Y para seguir la mentira
lo llama su confesor
le dice que Dios no quiere ninguna revolución
ni pliego ni sindicato
que ofende su corazón

(Violeta Parra Porque los pobres no tienen).

En nuestro ecosistema somos testigos con frecuencia de cómo se alzan sus tenebrosas sombras, enarbolando los estandartes más reaccionarios y prestando o vendiendo su protección a quienes no la necesitan. Han sepultado en lo profundo del baúl de los recuerdos no pocas frases atribuidas a Jesús, por ejemplo «es más fácil que un camello entre en el ojo de una aguja que el que un rico entre en el reino de Dios». Tan rotunda sentencia aparece en idénticos términos en los Evangelios sinópticos. Las razones de la Iglesia oficial para dejarla caer en el olvido son múltiples, pero no es la menor el lujo infame y la púrpura indecente en la que se revuelcan muchos de sus representantes. 

La Iglesia institucional y la jerarquía eclesiástica han estado siempre al lado de los privilegiados, ignorando u ocultando sus abusos y dándoles soporte moral

Dado el carácter lapidario de las palabras citadas, han proliferado teólogos y exégetas dedicados a dulcificar el mensaje. Se han argüido problemas de traslación, considerando que se habla del hueco de una soga, o sea de pasar a través de un círculo de cuerda. Tal explicación se antoja harto peregrina. Más convincentes podrían  resultar quienes señalan que Ojo de Aguja era el nombre de un accidente geográfico local, o que así se denominaba a las pequeñas puertas de acceso a una ciudad.
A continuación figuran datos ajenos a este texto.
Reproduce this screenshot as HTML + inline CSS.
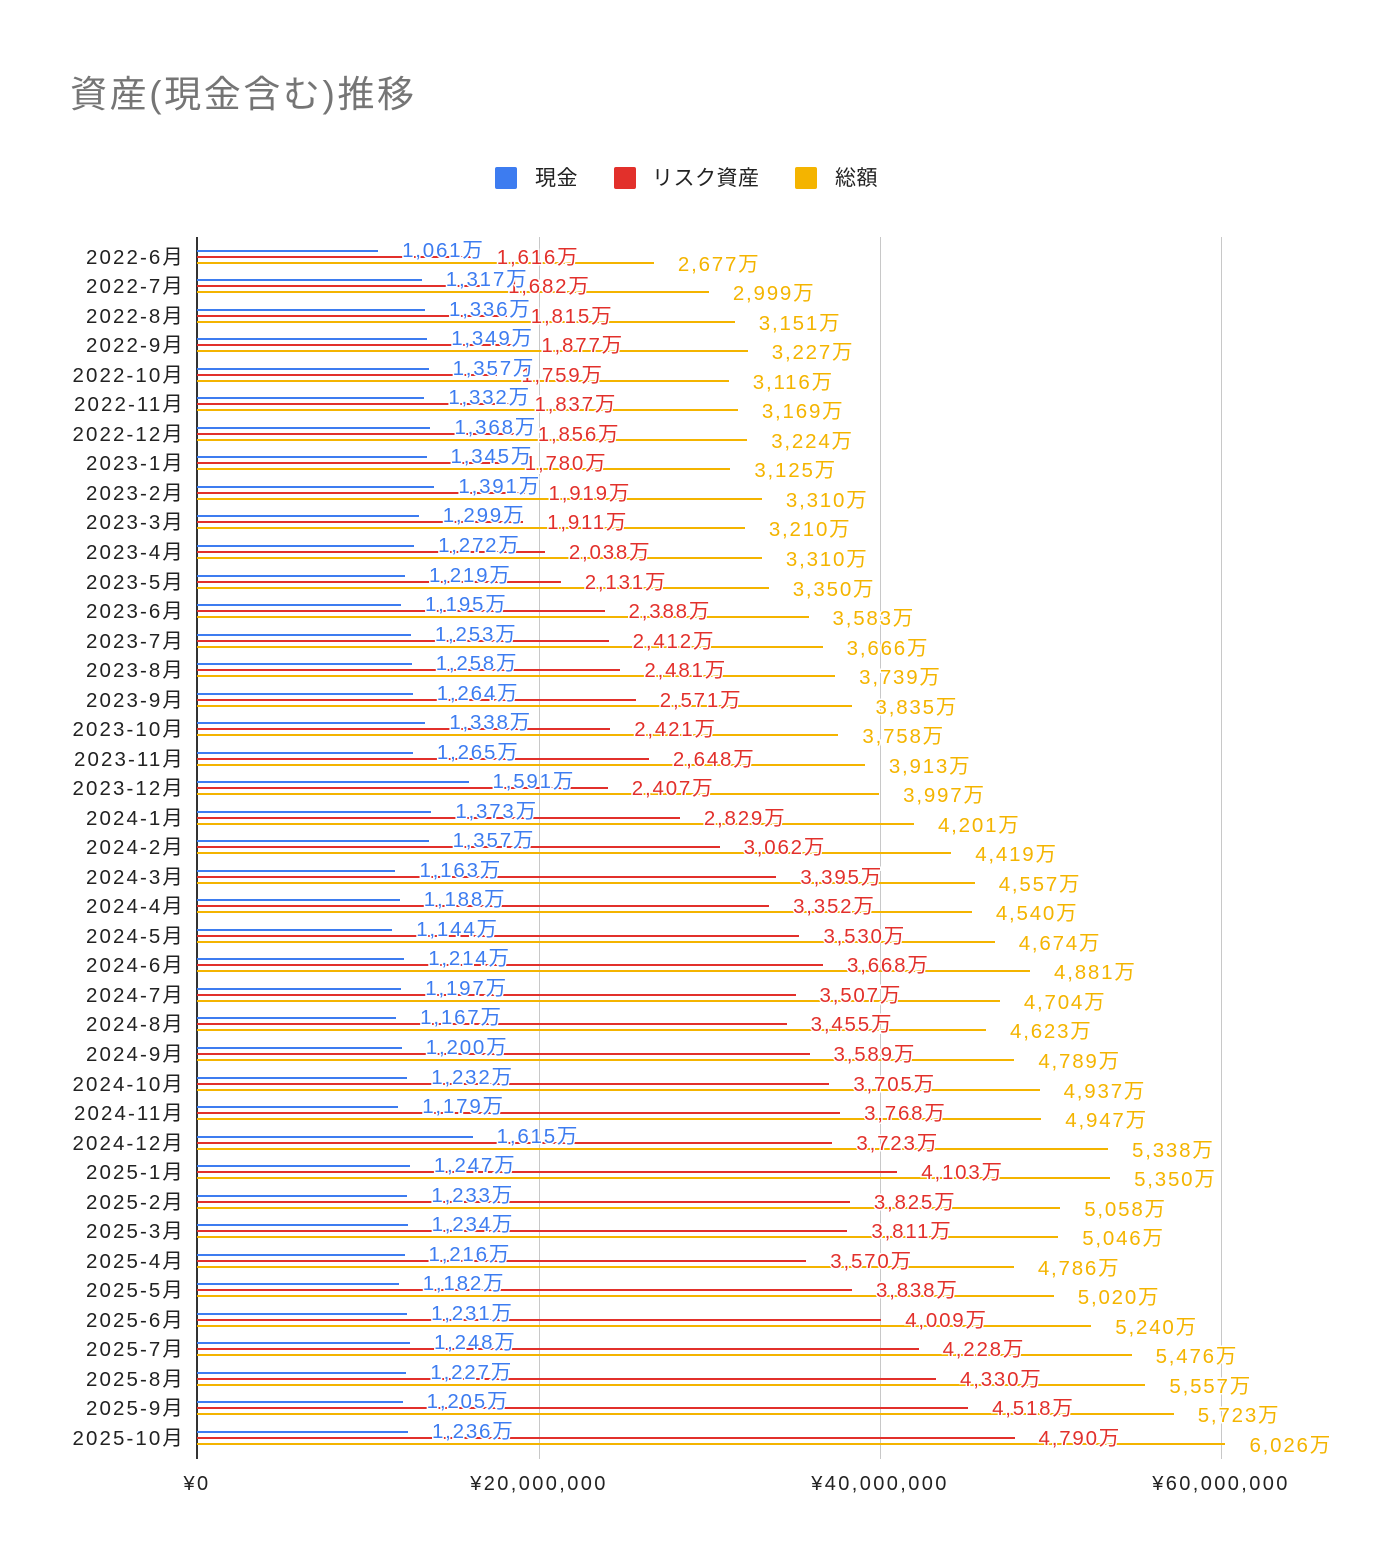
<!DOCTYPE html>
<html><head><meta charset="utf-8"><style>
*{margin:0;padding:0}
body{width:1376px;height:1566px;background:#fff;position:relative;overflow:hidden;font-family:"Liberation Sans","Noto Sans CJK JP",sans-serif}
.t{position:absolute;left:70px;top:64px;font-size:37px;color:#757575;letter-spacing:2.6px}
.lg{position:absolute;top:166px;font-size:21px;color:#222;line-height:26px;letter-spacing:.5px}
.sq{position:absolute;top:167px;width:22px;height:22px;border-radius:2px}
.g{position:absolute;top:237px;height:1222px;width:1px;background:#c8c8c8}
.ax{position:absolute;left:196px;top:237px;height:1222px;width:2px;background:#333}
.xl{position:absolute;top:1473px;font-size:20px;color:#222;width:240px;text-align:center;margin-left:-120px;letter-spacing:2.4px}
.r{position:absolute;left:0;top:calc(256.7px + 29.53px * var(--i));height:0;width:1376px}
.l{position:absolute;right:1191px;top:-17px;font-size:20.5px;color:#222;white-space:nowrap;letter-spacing:2.1px}
.r i{position:absolute;left:197px;height:2px}
.ba{top:-7px;width:calc(var(--a) * .17067px);background:#3d7cf0}
.bb{top:-1px;width:calc(var(--b) * .17067px);background:#e2302b}
.bc{top:5px;width:calc(var(--c) * .17067px);background:#f4b400}
.r em{position:absolute;font-style:normal;font-size:20.5px;white-space:nowrap;-webkit-text-stroke:3px #fff;paint-order:stroke fill;line-height:24px;letter-spacing:1.8px}
.ta{left:calc(221px + var(--a) * .17067px);top:-18px;color:#3d7cf0}
.tb{left:calc(221px + var(--b) * .17067px);top:-11px;color:#e2302b}
.tc{left:calc(221px + var(--c) * .17067px);top:-4px;color:#f4b400}
</style></head><body>
<div class="t">資産(現金含む)推移</div>
<div class="sq" style="left:495px;background:#3d7cf0"></div><div class="lg" style="left:535px">現金</div>
<div class="sq" style="left:614px;background:#e2302b"></div><div class="lg" style="left:652px">リスク資産</div>
<div class="sq" style="left:795px;background:#f4b400"></div><div class="lg" style="left:835px">総額</div>
<div class="g" style="left:539px"></div><div class="g" style="left:880px"></div><div class="g" style="left:1221px"></div>
<div class="ax"></div>
<div class="xl" style="left:197px">¥0</div><div class="xl" style="left:539px">¥20,000,000</div><div class="xl" style="left:880px">¥40,000,000</div><div class="xl" style="left:1221px">¥60,000,000</div>

<div class="r" style="--i:0;--a:1061;--b:1616;--c:2677"><span class="l">2022-6月</span><i class="ba"></i><i class="bb"></i><i class="bc"></i><em class="tc">2,677万</em><em class="tb">1,616万</em><em class="ta">1,061万</em></div>
<div class="r" style="--i:1;--a:1317;--b:1682;--c:2999"><span class="l">2022-7月</span><i class="ba"></i><i class="bb"></i><i class="bc"></i><em class="tc">2,999万</em><em class="tb">1,682万</em><em class="ta">1,317万</em></div>
<div class="r" style="--i:2;--a:1336;--b:1815;--c:3151"><span class="l">2022-8月</span><i class="ba"></i><i class="bb"></i><i class="bc"></i><em class="tc">3,151万</em><em class="tb">1,815万</em><em class="ta">1,336万</em></div>
<div class="r" style="--i:3;--a:1349;--b:1877;--c:3227"><span class="l">2022-9月</span><i class="ba"></i><i class="bb"></i><i class="bc"></i><em class="tc">3,227万</em><em class="tb">1,877万</em><em class="ta">1,349万</em></div>
<div class="r" style="--i:4;--a:1357;--b:1759;--c:3116"><span class="l">2022-10月</span><i class="ba"></i><i class="bb"></i><i class="bc"></i><em class="tc">3,116万</em><em class="tb">1,759万</em><em class="ta">1,357万</em></div>
<div class="r" style="--i:5;--a:1332;--b:1837;--c:3169"><span class="l">2022-11月</span><i class="ba"></i><i class="bb"></i><i class="bc"></i><em class="tc">3,169万</em><em class="tb">1,837万</em><em class="ta">1,332万</em></div>
<div class="r" style="--i:6;--a:1368;--b:1856;--c:3224"><span class="l">2022-12月</span><i class="ba"></i><i class="bb"></i><i class="bc"></i><em class="tc">3,224万</em><em class="tb">1,856万</em><em class="ta">1,368万</em></div>
<div class="r" style="--i:7;--a:1345;--b:1780;--c:3125"><span class="l">2023-1月</span><i class="ba"></i><i class="bb"></i><i class="bc"></i><em class="tc">3,125万</em><em class="tb">1,780万</em><em class="ta">1,345万</em></div>
<div class="r" style="--i:8;--a:1391;--b:1919;--c:3310"><span class="l">2023-2月</span><i class="ba"></i><i class="bb"></i><i class="bc"></i><em class="tc">3,310万</em><em class="tb">1,919万</em><em class="ta">1,391万</em></div>
<div class="r" style="--i:9;--a:1299;--b:1911;--c:3210"><span class="l">2023-3月</span><i class="ba"></i><i class="bb"></i><i class="bc"></i><em class="tc">3,210万</em><em class="tb">1,911万</em><em class="ta">1,299万</em></div>
<div class="r" style="--i:10;--a:1272;--b:2038;--c:3310"><span class="l">2023-4月</span><i class="ba"></i><i class="bb"></i><i class="bc"></i><em class="tc">3,310万</em><em class="tb">2,038万</em><em class="ta">1,272万</em></div>
<div class="r" style="--i:11;--a:1219;--b:2131;--c:3350"><span class="l">2023-5月</span><i class="ba"></i><i class="bb"></i><i class="bc"></i><em class="tc">3,350万</em><em class="tb">2,131万</em><em class="ta">1,219万</em></div>
<div class="r" style="--i:12;--a:1195;--b:2388;--c:3583"><span class="l">2023-6月</span><i class="ba"></i><i class="bb"></i><i class="bc"></i><em class="tc">3,583万</em><em class="tb">2,388万</em><em class="ta">1,195万</em></div>
<div class="r" style="--i:13;--a:1253;--b:2412;--c:3666"><span class="l">2023-7月</span><i class="ba"></i><i class="bb"></i><i class="bc"></i><em class="tc">3,666万</em><em class="tb">2,412万</em><em class="ta">1,253万</em></div>
<div class="r" style="--i:14;--a:1258;--b:2481;--c:3739"><span class="l">2023-8月</span><i class="ba"></i><i class="bb"></i><i class="bc"></i><em class="tc">3,739万</em><em class="tb">2,481万</em><em class="ta">1,258万</em></div>
<div class="r" style="--i:15;--a:1264;--b:2571;--c:3835"><span class="l">2023-9月</span><i class="ba"></i><i class="bb"></i><i class="bc"></i><em class="tc">3,835万</em><em class="tb">2,571万</em><em class="ta">1,264万</em></div>
<div class="r" style="--i:16;--a:1338;--b:2421;--c:3758"><span class="l">2023-10月</span><i class="ba"></i><i class="bb"></i><i class="bc"></i><em class="tc">3,758万</em><em class="tb">2,421万</em><em class="ta">1,338万</em></div>
<div class="r" style="--i:17;--a:1265;--b:2648;--c:3913"><span class="l">2023-11月</span><i class="ba"></i><i class="bb"></i><i class="bc"></i><em class="tc">3,913万</em><em class="tb">2,648万</em><em class="ta">1,265万</em></div>
<div class="r" style="--i:18;--a:1591;--b:2407;--c:3997"><span class="l">2023-12月</span><i class="ba"></i><i class="bb"></i><i class="bc"></i><em class="tc">3,997万</em><em class="tb">2,407万</em><em class="ta">1,591万</em></div>
<div class="r" style="--i:19;--a:1373;--b:2829;--c:4201"><span class="l">2024-1月</span><i class="ba"></i><i class="bb"></i><i class="bc"></i><em class="tc">4,201万</em><em class="tb">2,829万</em><em class="ta">1,373万</em></div>
<div class="r" style="--i:20;--a:1357;--b:3062;--c:4419"><span class="l">2024-2月</span><i class="ba"></i><i class="bb"></i><i class="bc"></i><em class="tc">4,419万</em><em class="tb">3,062万</em><em class="ta">1,357万</em></div>
<div class="r" style="--i:21;--a:1163;--b:3395;--c:4557"><span class="l">2024-3月</span><i class="ba"></i><i class="bb"></i><i class="bc"></i><em class="tc">4,557万</em><em class="tb">3,395万</em><em class="ta">1,163万</em></div>
<div class="r" style="--i:22;--a:1188;--b:3352;--c:4540"><span class="l">2024-4月</span><i class="ba"></i><i class="bb"></i><i class="bc"></i><em class="tc">4,540万</em><em class="tb">3,352万</em><em class="ta">1,188万</em></div>
<div class="r" style="--i:23;--a:1144;--b:3530;--c:4674"><span class="l">2024-5月</span><i class="ba"></i><i class="bb"></i><i class="bc"></i><em class="tc">4,674万</em><em class="tb">3,530万</em><em class="ta">1,144万</em></div>
<div class="r" style="--i:24;--a:1214;--b:3668;--c:4881"><span class="l">2024-6月</span><i class="ba"></i><i class="bb"></i><i class="bc"></i><em class="tc">4,881万</em><em class="tb">3,668万</em><em class="ta">1,214万</em></div>
<div class="r" style="--i:25;--a:1197;--b:3507;--c:4704"><span class="l">2024-7月</span><i class="ba"></i><i class="bb"></i><i class="bc"></i><em class="tc">4,704万</em><em class="tb">3,507万</em><em class="ta">1,197万</em></div>
<div class="r" style="--i:26;--a:1167;--b:3455;--c:4623"><span class="l">2024-8月</span><i class="ba"></i><i class="bb"></i><i class="bc"></i><em class="tc">4,623万</em><em class="tb">3,455万</em><em class="ta">1,167万</em></div>
<div class="r" style="--i:27;--a:1200;--b:3589;--c:4789"><span class="l">2024-9月</span><i class="ba"></i><i class="bb"></i><i class="bc"></i><em class="tc">4,789万</em><em class="tb">3,589万</em><em class="ta">1,200万</em></div>
<div class="r" style="--i:28;--a:1232;--b:3705;--c:4937"><span class="l">2024-10月</span><i class="ba"></i><i class="bb"></i><i class="bc"></i><em class="tc">4,937万</em><em class="tb">3,705万</em><em class="ta">1,232万</em></div>
<div class="r" style="--i:29;--a:1179;--b:3768;--c:4947"><span class="l">2024-11月</span><i class="ba"></i><i class="bb"></i><i class="bc"></i><em class="tc">4,947万</em><em class="tb">3,768万</em><em class="ta">1,179万</em></div>
<div class="r" style="--i:30;--a:1615;--b:3723;--c:5338"><span class="l">2024-12月</span><i class="ba"></i><i class="bb"></i><i class="bc"></i><em class="tc">5,338万</em><em class="tb">3,723万</em><em class="ta">1,615万</em></div>
<div class="r" style="--i:31;--a:1247;--b:4103;--c:5350"><span class="l">2025-1月</span><i class="ba"></i><i class="bb"></i><i class="bc"></i><em class="tc">5,350万</em><em class="tb">4,103万</em><em class="ta">1,247万</em></div>
<div class="r" style="--i:32;--a:1233;--b:3825;--c:5058"><span class="l">2025-2月</span><i class="ba"></i><i class="bb"></i><i class="bc"></i><em class="tc">5,058万</em><em class="tb">3,825万</em><em class="ta">1,233万</em></div>
<div class="r" style="--i:33;--a:1234;--b:3811;--c:5046"><span class="l">2025-3月</span><i class="ba"></i><i class="bb"></i><i class="bc"></i><em class="tc">5,046万</em><em class="tb">3,811万</em><em class="ta">1,234万</em></div>
<div class="r" style="--i:34;--a:1216;--b:3570;--c:4786"><span class="l">2025-4月</span><i class="ba"></i><i class="bb"></i><i class="bc"></i><em class="tc">4,786万</em><em class="tb">3,570万</em><em class="ta">1,216万</em></div>
<div class="r" style="--i:35;--a:1182;--b:3838;--c:5020"><span class="l">2025-5月</span><i class="ba"></i><i class="bb"></i><i class="bc"></i><em class="tc">5,020万</em><em class="tb">3,838万</em><em class="ta">1,182万</em></div>
<div class="r" style="--i:36;--a:1231;--b:4009;--c:5240"><span class="l">2025-6月</span><i class="ba"></i><i class="bb"></i><i class="bc"></i><em class="tc">5,240万</em><em class="tb">4,009万</em><em class="ta">1,231万</em></div>
<div class="r" style="--i:37;--a:1248;--b:4228;--c:5476"><span class="l">2025-7月</span><i class="ba"></i><i class="bb"></i><i class="bc"></i><em class="tc">5,476万</em><em class="tb">4,228万</em><em class="ta">1,248万</em></div>
<div class="r" style="--i:38;--a:1227;--b:4330;--c:5557"><span class="l">2025-8月</span><i class="ba"></i><i class="bb"></i><i class="bc"></i><em class="tc">5,557万</em><em class="tb">4,330万</em><em class="ta">1,227万</em></div>
<div class="r" style="--i:39;--a:1205;--b:4518;--c:5723"><span class="l">2025-9月</span><i class="ba"></i><i class="bb"></i><i class="bc"></i><em class="tc">5,723万</em><em class="tb">4,518万</em><em class="ta">1,205万</em></div>
<div class="r" style="--i:40;--a:1236;--b:4790;--c:6026"><span class="l">2025-10月</span><i class="ba"></i><i class="bb"></i><i class="bc"></i><em class="tc">6,026万</em><em class="tb">4,790万</em><em class="ta">1,236万</em></div>
</body></html>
Se supone que para franquearlas, un camello tenía que realizar contorsiones gimnásticas, lo cual era quizás complicado, si bien relativizaba la dificultad. De ser el caso, el texto debería rezar «por un ojo de aguja» y no «por el ojo de una aguja», que es bastante diferente. Pero todas las traducciones, y eso en varios idiomas, insisten en decir lo segundo. 

De cualquier modo, hace tiempo que esta gente ha dejado de buscar excusas filológicas. Al menos desde Constantino, el grueso de la Iglesia oficial se pasó con armas y bagajes al lado oscuro de la fuerza. Eso si no fue ya antes, pues es plausible la hipótesis de que no se hizo rica porque llegó al poder, sino que llegó al poder porque era rica (Peter Brown Por el ojo de una aguja). 

En cuanto a los que manejan el cotarro actualmente, son capaces de llevar a cabo los milagros más inverosímiles. Si es preciso, pueden ampliar el ojo de la aguja para que pase por él una ballena azul o el mismísimo Leviatán. A la vista de la catadura intelectual y moral de buena parte de sus pastores, los creyentes conscientes y con inquietudes son dignos de compasión.